▸ Given request
Exact reproduction of the data is required, with images excluded.

□ □ □ □ □ □ □

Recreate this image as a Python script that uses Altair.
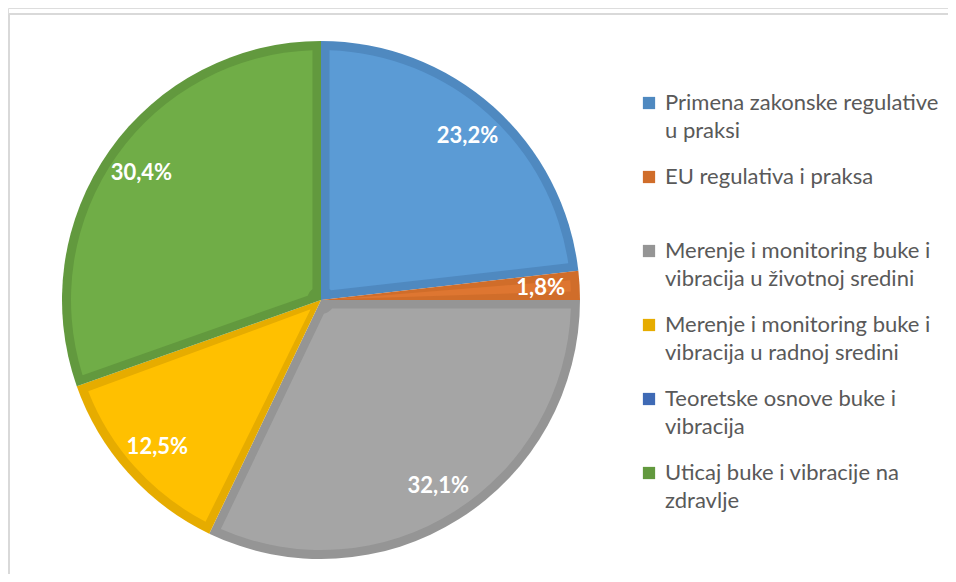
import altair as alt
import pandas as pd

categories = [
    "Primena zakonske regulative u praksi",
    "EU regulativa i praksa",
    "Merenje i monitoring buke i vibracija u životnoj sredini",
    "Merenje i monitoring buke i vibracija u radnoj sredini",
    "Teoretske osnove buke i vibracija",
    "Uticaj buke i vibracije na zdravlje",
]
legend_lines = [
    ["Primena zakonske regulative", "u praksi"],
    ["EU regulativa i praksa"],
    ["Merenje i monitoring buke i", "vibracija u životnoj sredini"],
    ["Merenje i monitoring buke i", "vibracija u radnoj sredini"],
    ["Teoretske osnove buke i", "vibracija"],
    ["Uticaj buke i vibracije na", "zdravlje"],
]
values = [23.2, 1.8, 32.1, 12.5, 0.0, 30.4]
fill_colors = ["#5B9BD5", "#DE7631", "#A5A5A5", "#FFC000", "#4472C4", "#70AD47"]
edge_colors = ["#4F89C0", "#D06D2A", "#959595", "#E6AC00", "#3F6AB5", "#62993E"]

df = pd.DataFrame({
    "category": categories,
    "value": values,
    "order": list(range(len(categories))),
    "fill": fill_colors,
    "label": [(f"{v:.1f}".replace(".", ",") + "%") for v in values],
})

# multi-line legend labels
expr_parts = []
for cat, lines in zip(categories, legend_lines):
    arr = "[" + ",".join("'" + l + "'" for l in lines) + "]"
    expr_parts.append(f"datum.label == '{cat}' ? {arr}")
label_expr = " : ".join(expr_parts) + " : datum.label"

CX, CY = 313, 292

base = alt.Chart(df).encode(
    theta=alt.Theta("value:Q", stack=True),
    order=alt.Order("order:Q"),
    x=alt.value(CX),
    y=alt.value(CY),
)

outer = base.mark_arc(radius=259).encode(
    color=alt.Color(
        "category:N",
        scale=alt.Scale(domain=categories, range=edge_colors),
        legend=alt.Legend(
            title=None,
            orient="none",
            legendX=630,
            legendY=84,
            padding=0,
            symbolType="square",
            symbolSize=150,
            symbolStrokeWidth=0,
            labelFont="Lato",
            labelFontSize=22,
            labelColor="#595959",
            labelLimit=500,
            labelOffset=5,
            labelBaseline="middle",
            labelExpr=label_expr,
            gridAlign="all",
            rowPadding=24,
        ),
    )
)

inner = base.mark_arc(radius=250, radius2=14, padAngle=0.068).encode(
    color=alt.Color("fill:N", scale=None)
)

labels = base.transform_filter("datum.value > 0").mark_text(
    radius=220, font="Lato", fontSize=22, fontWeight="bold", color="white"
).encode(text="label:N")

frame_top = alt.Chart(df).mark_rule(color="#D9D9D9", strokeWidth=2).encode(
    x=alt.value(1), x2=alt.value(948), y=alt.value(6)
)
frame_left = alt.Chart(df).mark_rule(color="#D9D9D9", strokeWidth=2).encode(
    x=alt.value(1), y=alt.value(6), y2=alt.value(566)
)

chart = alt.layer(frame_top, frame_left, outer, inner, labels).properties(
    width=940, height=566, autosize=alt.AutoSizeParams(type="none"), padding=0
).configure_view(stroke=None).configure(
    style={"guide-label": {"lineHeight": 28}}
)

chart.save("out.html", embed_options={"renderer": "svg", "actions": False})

□ □ □ □ □ □ □

▸ Exercise response
Recreate this image as a Python script that uses Altair.
import altair as alt
import pandas as pd

categories = [
    "Primena zakonske regulative u praksi",
    "EU regulativa i praksa",
    "Merenje i monitoring buke i vibracija u životnoj sredini",
    "Merenje i monitoring buke i vibracija u radnoj sredini",
    "Teoretske osnove buke i vibracija",
    "Uticaj buke i vibracije na zdravlje",
]
legend_lines = [
    ["Primena zakonske regulative", "u praksi"],
    ["EU regulativa i praksa"],
    ["Merenje i monitoring buke i", "vibracija u životnoj sredini"],
    ["Merenje i monitoring buke i", "vibracija u radnoj sredini"],
    ["Teoretske osnove buke i", "vibracija"],
    ["Uticaj buke i vibracije na", "zdravlje"],
]
values = [23.2, 1.8, 32.1, 12.5, 0.0, 30.4]
fill_colors = ["#5B9BD5", "#DE7631", "#A5A5A5", "#FFC000", "#4472C4", "#70AD47"]
edge_colors = ["#4F89C0", "#D06D2A", "#959595", "#E6AC00", "#3F6AB5", "#62993E"]

df = pd.DataFrame({
    "category": categories,
    "value": values,
    "order": list(range(len(categories))),
    "fill": fill_colors,
    "label": [(f"{v:.1f}".replace(".", ",") + "%") for v in values],
})

# multi-line legend labels
expr_parts = []
for cat, lines in zip(categories, legend_lines):
    arr = "[" + ",".join("'" + l + "'" for l in lines) + "]"
    expr_parts.append(f"datum.label == '{cat}' ? {arr}")
label_expr = " : ".join(expr_parts) + " : datum.label"

CX, CY = 313, 292

base = alt.Chart(df).encode(
    theta=alt.Theta("value:Q", stack=True),
    order=alt.Order("order:Q"),
    x=alt.value(CX),
    y=alt.value(CY),
)

outer = base.mark_arc(radius=259).encode(
    color=alt.Color(
        "category:N",
        scale=alt.Scale(domain=categories, range=edge_colors),
        legend=alt.Legend(
            title=None,
            orient="none",
            legendX=630,
            legendY=84,
            padding=0,
            symbolType="square",
            symbolSize=150,
            symbolStrokeWidth=0,
            labelFont="Lato",
            labelFontSize=22,
            labelColor="#595959",
            labelLimit=500,
            labelOffset=5,
            labelBaseline="middle",
            labelExpr=label_expr,
            gridAlign="all",
            rowPadding=24,
        ),
    )
)

inner = base.mark_arc(radius=250, radius2=14, padAngle=0.068).encode(
    color=alt.Color("fill:N", scale=None)
)

labels = base.transform_filter("datum.value > 0").mark_text(
    radius=220, font="Lato", fontSize=22, fontWeight="bold", color="white"
).encode(text="label:N")

frame_top = alt.Chart(df).mark_rule(color="#D9D9D9", strokeWidth=2).encode(
    x=alt.value(1), x2=alt.value(948), y=alt.value(6)
)
frame_left = alt.Chart(df).mark_rule(color="#D9D9D9", strokeWidth=2).encode(
    x=alt.value(1), y=alt.value(6), y2=alt.value(566)
)

chart = alt.layer(frame_top, frame_left, outer, inner, labels).properties(
    width=940, height=566, autosize=alt.AutoSizeParams(type="none"), padding=0
).configure_view(stroke=None).configure(
    style={"guide-label": {"lineHeight": 28}}
)

chart.save("out.html", embed_options={"renderer": "svg", "actions": False})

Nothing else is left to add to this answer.